**WHAT YOU WILL DO**
Take the data below and repeat it exactly.

**MATERIAL PROVIDED**
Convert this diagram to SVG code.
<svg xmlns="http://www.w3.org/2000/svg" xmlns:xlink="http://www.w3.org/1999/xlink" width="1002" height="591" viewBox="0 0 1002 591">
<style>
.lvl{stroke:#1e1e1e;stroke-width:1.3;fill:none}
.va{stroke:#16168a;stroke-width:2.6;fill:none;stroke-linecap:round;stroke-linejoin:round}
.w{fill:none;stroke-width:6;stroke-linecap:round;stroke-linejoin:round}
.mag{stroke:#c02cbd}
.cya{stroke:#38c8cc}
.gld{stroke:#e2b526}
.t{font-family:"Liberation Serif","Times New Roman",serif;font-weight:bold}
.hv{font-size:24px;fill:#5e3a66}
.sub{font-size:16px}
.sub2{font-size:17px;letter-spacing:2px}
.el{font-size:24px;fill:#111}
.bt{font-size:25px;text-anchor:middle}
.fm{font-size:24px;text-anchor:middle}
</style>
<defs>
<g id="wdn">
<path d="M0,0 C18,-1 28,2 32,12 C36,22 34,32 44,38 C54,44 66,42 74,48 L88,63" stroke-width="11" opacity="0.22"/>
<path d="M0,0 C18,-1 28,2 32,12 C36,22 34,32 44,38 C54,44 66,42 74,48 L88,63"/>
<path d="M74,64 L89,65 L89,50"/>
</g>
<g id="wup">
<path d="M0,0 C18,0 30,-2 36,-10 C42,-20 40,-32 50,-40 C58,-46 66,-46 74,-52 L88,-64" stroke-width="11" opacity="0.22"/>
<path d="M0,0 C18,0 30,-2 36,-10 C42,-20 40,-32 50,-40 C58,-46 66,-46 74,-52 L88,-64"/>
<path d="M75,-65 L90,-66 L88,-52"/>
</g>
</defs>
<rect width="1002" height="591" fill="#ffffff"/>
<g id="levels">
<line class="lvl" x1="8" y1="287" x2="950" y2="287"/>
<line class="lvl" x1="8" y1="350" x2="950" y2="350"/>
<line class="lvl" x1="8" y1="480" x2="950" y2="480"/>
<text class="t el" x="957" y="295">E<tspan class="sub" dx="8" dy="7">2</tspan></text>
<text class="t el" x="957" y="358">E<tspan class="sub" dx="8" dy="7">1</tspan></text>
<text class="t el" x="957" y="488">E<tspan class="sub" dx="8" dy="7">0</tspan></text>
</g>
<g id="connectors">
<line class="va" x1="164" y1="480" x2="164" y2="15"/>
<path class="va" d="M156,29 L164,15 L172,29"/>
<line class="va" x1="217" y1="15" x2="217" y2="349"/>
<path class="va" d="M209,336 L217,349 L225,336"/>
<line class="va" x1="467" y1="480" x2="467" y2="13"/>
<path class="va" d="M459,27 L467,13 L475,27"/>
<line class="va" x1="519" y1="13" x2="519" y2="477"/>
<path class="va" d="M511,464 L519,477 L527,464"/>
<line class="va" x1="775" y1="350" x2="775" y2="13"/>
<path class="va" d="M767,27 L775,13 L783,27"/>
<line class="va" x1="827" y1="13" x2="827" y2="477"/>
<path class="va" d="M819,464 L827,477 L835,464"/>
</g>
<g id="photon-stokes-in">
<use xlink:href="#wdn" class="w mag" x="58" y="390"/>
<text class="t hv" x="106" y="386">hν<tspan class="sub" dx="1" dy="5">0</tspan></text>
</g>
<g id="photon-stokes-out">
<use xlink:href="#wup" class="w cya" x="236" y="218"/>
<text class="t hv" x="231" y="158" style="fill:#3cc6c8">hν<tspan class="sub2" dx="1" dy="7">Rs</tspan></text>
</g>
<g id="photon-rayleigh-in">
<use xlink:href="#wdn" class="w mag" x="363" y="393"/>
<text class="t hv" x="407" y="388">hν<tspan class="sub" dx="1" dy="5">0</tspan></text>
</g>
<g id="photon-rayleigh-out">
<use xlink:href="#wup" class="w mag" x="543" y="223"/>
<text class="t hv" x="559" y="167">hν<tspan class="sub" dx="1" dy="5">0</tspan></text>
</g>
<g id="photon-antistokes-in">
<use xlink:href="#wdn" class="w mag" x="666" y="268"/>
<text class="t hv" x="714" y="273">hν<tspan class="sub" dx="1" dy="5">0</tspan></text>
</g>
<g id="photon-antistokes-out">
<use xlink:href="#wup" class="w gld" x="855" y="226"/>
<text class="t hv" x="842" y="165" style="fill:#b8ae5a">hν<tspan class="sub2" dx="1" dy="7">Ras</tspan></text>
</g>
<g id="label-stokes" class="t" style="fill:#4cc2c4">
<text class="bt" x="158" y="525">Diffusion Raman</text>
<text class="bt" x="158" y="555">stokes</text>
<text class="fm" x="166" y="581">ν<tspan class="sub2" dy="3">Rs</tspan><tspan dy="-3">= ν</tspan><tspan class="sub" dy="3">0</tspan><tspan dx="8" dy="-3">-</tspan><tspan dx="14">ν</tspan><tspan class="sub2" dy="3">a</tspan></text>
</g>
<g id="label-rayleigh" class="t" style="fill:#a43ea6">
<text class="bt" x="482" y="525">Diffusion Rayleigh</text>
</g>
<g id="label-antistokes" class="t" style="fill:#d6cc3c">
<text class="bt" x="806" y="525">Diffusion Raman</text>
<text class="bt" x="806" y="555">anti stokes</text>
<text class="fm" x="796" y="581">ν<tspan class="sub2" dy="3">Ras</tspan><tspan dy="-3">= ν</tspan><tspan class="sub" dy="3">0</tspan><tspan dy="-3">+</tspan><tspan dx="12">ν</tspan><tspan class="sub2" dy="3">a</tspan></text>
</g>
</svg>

**EXERCISE OUTPUT**
Convert this diagram to SVG code.
<svg xmlns="http://www.w3.org/2000/svg" xmlns:xlink="http://www.w3.org/1999/xlink" width="1002" height="591" viewBox="0 0 1002 591">
<style>
.lvl{stroke:#1e1e1e;stroke-width:1.3;fill:none}
.va{stroke:#16168a;stroke-width:2.6;fill:none;stroke-linecap:round;stroke-linejoin:round}
.w{fill:none;stroke-width:6;stroke-linecap:round;stroke-linejoin:round}
.mag{stroke:#c02cbd}
.cya{stroke:#38c8cc}
.gld{stroke:#e2b526}
.t{font-family:"Liberation Serif","Times New Roman",serif;font-weight:bold}
.hv{font-size:24px;fill:#5e3a66}
.sub{font-size:16px}
.sub2{font-size:17px;letter-spacing:2px}
.el{font-size:24px;fill:#111}
.bt{font-size:25px;text-anchor:middle}
.fm{font-size:24px;text-anchor:middle}
</style>
<defs>
<g id="wdn">
<path d="M0,0 C18,-1 28,2 32,12 C36,22 34,32 44,38 C54,44 66,42 74,48 L88,63" stroke-width="11" opacity="0.22"/>
<path d="M0,0 C18,-1 28,2 32,12 C36,22 34,32 44,38 C54,44 66,42 74,48 L88,63"/>
<path d="M74,64 L89,65 L89,50"/>
</g>
<g id="wup">
<path d="M0,0 C18,0 30,-2 36,-10 C42,-20 40,-32 50,-40 C58,-46 66,-46 74,-52 L88,-64" stroke-width="11" opacity="0.22"/>
<path d="M0,0 C18,0 30,-2 36,-10 C42,-20 40,-32 50,-40 C58,-46 66,-46 74,-52 L88,-64"/>
<path d="M75,-65 L90,-66 L88,-52"/>
</g>
</defs>
<rect width="1002" height="591" fill="#ffffff"/>
<g id="levels">
<line class="lvl" x1="8" y1="287" x2="950" y2="287"/>
<line class="lvl" x1="8" y1="350" x2="950" y2="350"/>
<line class="lvl" x1="8" y1="480" x2="950" y2="480"/>
<text class="t el" x="957" y="295">E<tspan class="sub" dx="8" dy="7">2</tspan></text>
<text class="t el" x="957" y="358">E<tspan class="sub" dx="8" dy="7">1</tspan></text>
<text class="t el" x="957" y="488">E<tspan class="sub" dx="8" dy="7">0</tspan></text>
</g>
<g id="connectors">
<line class="va" x1="164" y1="480" x2="164" y2="15"/>
<path class="va" d="M156,29 L164,15 L172,29"/>
<line class="va" x1="217" y1="15" x2="217" y2="349"/>
<path class="va" d="M209,336 L217,349 L225,336"/>
<line class="va" x1="467" y1="480" x2="467" y2="13"/>
<path class="va" d="M459,27 L467,13 L475,27"/>
<line class="va" x1="519" y1="13" x2="519" y2="477"/>
<path class="va" d="M511,464 L519,477 L527,464"/>
<line class="va" x1="775" y1="350" x2="775" y2="13"/>
<path class="va" d="M767,27 L775,13 L783,27"/>
<line class="va" x1="827" y1="13" x2="827" y2="477"/>
<path class="va" d="M819,464 L827,477 L835,464"/>
</g>
<g id="photon-stokes-in">
<use xlink:href="#wdn" class="w mag" x="58" y="390"/>
<text class="t hv" x="106" y="386">hν<tspan class="sub" dx="1" dy="5">0</tspan></text>
</g>
<g id="photon-stokes-out">
<use xlink:href="#wup" class="w cya" x="236" y="218"/>
<text class="t hv" x="231" y="158" style="fill:#3cc6c8">hν<tspan class="sub2" dx="1" dy="7">Rs</tspan></text>
</g>
<g id="photon-rayleigh-in">
<use xlink:href="#wdn" class="w mag" x="363" y="393"/>
<text class="t hv" x="407" y="388">hν<tspan class="sub" dx="1" dy="5">0</tspan></text>
</g>
<g id="photon-rayleigh-out">
<use xlink:href="#wup" class="w mag" x="543" y="223"/>
<text class="t hv" x="559" y="167">hν<tspan class="sub" dx="1" dy="5">0</tspan></text>
</g>
<g id="photon-antistokes-in">
<use xlink:href="#wdn" class="w mag" x="666" y="268"/>
<text class="t hv" x="714" y="273">hν<tspan class="sub" dx="1" dy="5">0</tspan></text>
</g>
<g id="photon-antistokes-out">
<use xlink:href="#wup" class="w gld" x="855" y="226"/>
<text class="t hv" x="842" y="165" style="fill:#b8ae5a">hν<tspan class="sub2" dx="1" dy="7">Ras</tspan></text>
</g>
<g id="label-stokes" class="t" style="fill:#4cc2c4">
<text class="bt" x="158" y="525">Diffusion Raman</text>
<text class="bt" x="158" y="555">stokes</text>
<text class="fm" x="166" y="581">ν<tspan class="sub2" dy="3">Rs</tspan><tspan dy="-3">= ν</tspan><tspan class="sub" dy="3">0</tspan><tspan dx="8" dy="-3">-</tspan><tspan dx="14">ν</tspan><tspan class="sub2" dy="3">a</tspan></text>
</g>
<g id="label-rayleigh" class="t" style="fill:#a43ea6">
<text class="bt" x="482" y="525">Diffusion Rayleigh</text>
</g>
<g id="label-antistokes" class="t" style="fill:#d6cc3c">
<text class="bt" x="806" y="525">Diffusion Raman</text>
<text class="bt" x="806" y="555">anti stokes</text>
<text class="fm" x="796" y="581">ν<tspan class="sub2" dy="3">Ras</tspan><tspan dy="-3">= ν</tspan><tspan class="sub" dy="3">0</tspan><tspan dy="-3">+</tspan><tspan dx="12">ν</tspan><tspan class="sub2" dy="3">a</tspan></text>
</g>
</svg>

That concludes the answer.